[SHORT TASK] Pull out of the data below the stretch of lines bounded by the one containing "Reproduce this chart with Plotly." and the one containing "font=dict(family=FONT, size=17, color=TXT)))", both bounds included, unchanged.

[Dataset entries]

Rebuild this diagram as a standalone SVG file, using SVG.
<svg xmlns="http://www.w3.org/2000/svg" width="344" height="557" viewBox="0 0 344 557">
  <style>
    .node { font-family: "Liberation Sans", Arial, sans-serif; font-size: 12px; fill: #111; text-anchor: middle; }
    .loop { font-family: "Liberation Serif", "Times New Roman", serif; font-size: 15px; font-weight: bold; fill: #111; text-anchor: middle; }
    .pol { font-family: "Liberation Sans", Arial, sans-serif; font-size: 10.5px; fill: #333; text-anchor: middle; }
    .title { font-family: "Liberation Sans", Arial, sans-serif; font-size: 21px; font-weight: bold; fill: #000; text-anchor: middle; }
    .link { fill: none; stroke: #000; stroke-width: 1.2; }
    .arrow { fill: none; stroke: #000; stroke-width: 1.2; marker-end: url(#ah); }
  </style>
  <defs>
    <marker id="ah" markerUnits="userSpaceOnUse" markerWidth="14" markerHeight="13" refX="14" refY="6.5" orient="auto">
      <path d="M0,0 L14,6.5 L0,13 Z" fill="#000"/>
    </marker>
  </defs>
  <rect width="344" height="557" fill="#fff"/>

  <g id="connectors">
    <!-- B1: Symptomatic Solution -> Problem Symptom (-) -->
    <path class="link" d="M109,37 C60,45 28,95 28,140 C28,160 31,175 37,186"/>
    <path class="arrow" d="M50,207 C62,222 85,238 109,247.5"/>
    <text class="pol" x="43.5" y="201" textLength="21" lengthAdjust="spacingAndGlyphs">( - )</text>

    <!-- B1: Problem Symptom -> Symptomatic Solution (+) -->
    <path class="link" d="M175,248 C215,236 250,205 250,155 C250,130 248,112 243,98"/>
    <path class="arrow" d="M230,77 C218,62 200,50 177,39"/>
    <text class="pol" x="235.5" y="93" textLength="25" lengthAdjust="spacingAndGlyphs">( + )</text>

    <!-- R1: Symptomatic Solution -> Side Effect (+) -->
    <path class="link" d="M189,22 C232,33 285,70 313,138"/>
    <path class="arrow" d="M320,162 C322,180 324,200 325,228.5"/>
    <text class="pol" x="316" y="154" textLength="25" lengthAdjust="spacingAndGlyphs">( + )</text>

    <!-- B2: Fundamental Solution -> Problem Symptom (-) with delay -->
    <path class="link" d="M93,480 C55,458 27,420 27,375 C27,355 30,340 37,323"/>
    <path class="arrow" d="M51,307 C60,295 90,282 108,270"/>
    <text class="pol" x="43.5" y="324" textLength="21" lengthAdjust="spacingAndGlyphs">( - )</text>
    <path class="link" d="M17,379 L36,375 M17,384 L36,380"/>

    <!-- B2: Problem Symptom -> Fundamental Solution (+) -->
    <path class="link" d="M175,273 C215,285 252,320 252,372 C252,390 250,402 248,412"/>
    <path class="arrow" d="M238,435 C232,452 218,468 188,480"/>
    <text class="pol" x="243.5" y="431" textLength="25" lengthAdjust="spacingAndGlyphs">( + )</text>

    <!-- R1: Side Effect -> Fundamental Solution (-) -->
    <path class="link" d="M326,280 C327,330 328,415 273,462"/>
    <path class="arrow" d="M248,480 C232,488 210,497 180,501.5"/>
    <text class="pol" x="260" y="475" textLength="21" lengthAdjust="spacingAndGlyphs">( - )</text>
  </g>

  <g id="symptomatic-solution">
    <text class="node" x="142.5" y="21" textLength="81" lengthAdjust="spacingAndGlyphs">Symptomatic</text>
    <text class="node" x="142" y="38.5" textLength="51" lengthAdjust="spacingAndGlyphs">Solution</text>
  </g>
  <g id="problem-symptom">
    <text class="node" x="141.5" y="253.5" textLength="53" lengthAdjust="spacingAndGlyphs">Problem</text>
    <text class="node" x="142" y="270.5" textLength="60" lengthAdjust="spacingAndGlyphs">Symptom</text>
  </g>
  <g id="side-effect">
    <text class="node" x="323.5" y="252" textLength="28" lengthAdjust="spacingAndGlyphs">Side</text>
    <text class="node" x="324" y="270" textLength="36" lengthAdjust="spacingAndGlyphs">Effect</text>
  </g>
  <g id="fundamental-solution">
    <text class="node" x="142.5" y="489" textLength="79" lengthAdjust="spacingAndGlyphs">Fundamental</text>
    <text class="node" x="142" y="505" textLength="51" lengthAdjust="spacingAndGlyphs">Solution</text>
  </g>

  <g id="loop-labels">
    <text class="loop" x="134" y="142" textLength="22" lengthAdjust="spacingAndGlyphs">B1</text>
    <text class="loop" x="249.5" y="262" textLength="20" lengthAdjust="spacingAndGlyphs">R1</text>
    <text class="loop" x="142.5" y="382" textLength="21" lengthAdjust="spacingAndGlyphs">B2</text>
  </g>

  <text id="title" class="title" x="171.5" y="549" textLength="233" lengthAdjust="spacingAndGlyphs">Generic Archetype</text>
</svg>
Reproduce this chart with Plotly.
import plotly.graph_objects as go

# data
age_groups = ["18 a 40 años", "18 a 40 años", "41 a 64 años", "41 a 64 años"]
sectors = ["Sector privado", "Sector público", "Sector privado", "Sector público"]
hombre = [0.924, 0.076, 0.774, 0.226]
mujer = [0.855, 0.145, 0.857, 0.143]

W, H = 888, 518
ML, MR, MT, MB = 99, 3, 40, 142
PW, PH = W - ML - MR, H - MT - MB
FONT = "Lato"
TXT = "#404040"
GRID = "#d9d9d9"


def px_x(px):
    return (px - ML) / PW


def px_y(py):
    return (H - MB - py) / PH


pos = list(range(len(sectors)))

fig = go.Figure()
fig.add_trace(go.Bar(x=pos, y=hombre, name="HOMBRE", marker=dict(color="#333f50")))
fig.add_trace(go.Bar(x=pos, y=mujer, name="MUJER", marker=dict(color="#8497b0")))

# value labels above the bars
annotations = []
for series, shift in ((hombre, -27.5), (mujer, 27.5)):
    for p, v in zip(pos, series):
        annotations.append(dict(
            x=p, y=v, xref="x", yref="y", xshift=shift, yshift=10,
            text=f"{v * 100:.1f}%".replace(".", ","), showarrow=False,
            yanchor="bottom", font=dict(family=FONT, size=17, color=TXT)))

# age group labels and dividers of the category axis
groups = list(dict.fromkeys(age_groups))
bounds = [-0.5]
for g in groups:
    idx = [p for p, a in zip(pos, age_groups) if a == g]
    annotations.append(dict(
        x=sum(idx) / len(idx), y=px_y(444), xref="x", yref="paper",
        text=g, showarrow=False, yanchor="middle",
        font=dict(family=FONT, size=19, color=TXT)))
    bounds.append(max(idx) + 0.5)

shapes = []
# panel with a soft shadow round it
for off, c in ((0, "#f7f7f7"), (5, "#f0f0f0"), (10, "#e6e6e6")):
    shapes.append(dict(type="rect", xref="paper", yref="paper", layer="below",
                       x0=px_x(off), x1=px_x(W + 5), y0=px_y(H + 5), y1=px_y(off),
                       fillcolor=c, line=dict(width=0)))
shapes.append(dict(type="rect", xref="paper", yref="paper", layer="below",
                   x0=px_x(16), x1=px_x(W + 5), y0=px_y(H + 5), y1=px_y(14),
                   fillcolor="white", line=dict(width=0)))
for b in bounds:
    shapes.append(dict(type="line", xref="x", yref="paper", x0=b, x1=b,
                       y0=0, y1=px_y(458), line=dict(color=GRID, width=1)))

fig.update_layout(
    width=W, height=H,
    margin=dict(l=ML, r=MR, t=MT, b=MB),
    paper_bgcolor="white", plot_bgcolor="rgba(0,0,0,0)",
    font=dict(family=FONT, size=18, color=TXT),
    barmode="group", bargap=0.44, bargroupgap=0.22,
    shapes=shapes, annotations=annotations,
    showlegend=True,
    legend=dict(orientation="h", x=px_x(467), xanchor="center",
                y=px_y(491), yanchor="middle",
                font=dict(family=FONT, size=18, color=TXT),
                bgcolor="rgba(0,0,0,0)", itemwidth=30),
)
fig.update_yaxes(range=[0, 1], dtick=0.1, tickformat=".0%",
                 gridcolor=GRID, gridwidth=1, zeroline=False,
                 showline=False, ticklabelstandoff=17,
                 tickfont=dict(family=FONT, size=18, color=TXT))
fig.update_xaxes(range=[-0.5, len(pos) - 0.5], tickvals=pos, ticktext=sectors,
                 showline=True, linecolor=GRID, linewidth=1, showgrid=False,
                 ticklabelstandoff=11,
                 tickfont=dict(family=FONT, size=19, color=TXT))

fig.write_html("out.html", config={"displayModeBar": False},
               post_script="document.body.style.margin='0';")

[TASK OUTPUT]
Reproduce this chart with Plotly.
import plotly.graph_objects as go

# data
age_groups = ["18 a 40 años", "18 a 40 años", "41 a 64 años", "41 a 64 años"]
sectors = ["Sector privado", "Sector público", "Sector privado", "Sector público"]
hombre = [0.924, 0.076, 0.774, 0.226]
mujer = [0.855, 0.145, 0.857, 0.143]

W, H = 888, 518
ML, MR, MT, MB = 99, 3, 40, 142
PW, PH = W - ML - MR, H - MT - MB
FONT = "Lato"
TXT = "#404040"
GRID = "#d9d9d9"


def px_x(px):
    return (px - ML) / PW


def px_y(py):
    return (H - MB - py) / PH


pos = list(range(len(sectors)))

fig = go.Figure()
fig.add_trace(go.Bar(x=pos, y=hombre, name="HOMBRE", marker=dict(color="#333f50")))
fig.add_trace(go.Bar(x=pos, y=mujer, name="MUJER", marker=dict(color="#8497b0")))

# value labels above the bars
annotations = []
for series, shift in ((hombre, -27.5), (mujer, 27.5)):
    for p, v in zip(pos, series):
        annotations.append(dict(
            x=p, y=v, xref="x", yref="y", xshift=shift, yshift=10,
            text=f"{v * 100:.1f}%".replace(".", ","), showarrow=False,
            yanchor="bottom", font=dict(family=FONT, size=17, color=TXT)))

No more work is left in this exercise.